_Data shown_

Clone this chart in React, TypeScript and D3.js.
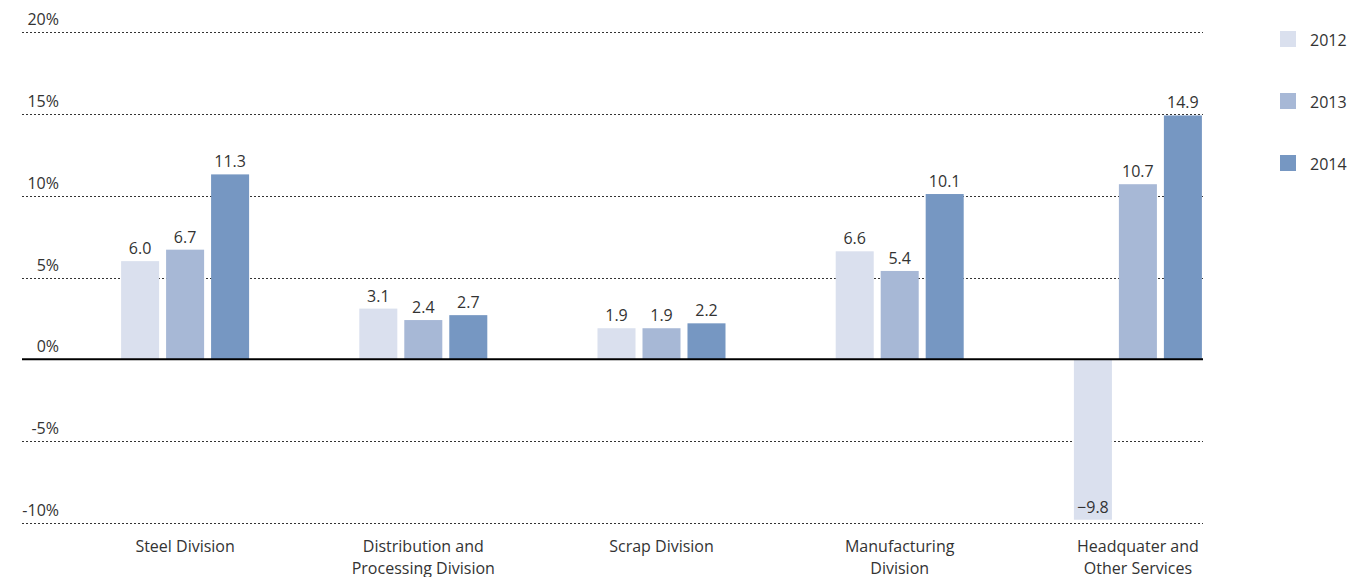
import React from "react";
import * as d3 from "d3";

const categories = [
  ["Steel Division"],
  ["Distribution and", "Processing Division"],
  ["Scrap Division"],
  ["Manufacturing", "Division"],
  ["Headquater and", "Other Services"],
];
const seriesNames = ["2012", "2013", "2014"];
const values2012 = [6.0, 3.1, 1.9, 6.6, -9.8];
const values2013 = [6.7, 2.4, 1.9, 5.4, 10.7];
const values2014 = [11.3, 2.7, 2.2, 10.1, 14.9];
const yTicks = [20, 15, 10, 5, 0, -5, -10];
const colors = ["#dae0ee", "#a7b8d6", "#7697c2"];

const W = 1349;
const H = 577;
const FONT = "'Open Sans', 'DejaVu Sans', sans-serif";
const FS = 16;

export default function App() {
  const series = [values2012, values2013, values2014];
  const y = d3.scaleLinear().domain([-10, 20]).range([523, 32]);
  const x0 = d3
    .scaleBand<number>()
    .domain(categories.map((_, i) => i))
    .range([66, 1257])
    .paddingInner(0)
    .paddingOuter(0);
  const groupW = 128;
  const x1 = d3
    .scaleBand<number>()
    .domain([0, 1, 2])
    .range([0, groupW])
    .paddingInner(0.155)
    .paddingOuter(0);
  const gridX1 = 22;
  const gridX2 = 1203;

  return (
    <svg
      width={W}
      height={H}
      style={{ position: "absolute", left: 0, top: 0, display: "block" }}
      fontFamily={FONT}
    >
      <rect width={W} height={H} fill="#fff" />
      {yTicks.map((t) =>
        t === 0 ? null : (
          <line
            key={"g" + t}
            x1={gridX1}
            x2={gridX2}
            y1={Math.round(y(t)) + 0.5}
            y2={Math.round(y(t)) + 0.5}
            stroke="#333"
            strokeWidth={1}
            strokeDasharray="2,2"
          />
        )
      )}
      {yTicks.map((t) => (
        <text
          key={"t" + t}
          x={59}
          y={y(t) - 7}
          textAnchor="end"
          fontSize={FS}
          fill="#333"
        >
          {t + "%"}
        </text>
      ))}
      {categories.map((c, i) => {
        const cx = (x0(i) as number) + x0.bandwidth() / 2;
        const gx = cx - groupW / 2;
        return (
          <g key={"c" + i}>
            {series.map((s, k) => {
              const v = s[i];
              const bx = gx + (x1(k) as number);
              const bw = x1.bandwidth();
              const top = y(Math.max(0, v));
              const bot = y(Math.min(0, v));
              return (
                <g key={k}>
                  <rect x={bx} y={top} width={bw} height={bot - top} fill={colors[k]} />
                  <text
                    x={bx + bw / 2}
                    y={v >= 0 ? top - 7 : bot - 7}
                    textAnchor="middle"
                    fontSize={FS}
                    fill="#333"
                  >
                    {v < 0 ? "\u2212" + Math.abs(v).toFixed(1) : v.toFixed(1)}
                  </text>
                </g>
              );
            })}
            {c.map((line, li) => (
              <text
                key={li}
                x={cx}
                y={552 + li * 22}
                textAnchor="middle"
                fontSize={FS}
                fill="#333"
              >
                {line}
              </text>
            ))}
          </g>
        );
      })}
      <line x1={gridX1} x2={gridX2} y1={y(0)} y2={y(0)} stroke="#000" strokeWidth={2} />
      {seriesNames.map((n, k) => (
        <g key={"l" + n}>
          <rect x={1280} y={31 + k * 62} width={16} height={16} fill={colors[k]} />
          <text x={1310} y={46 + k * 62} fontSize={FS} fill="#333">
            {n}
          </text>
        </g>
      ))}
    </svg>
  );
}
* * *
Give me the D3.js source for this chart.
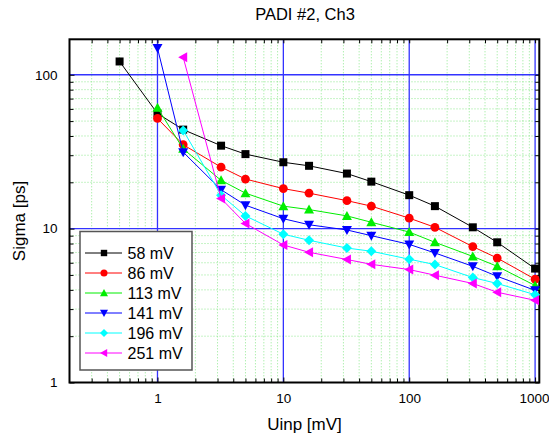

_Task statement_
Give again, word for word, only the lines starting at the line with "Clone this chart" and ending at the line with "import * as", keeping both end lines; pictures stay out.

_Answer in full_
Clone this chart in React, TypeScript and D3.js.
import React from "react";
import * as d3 from "d3";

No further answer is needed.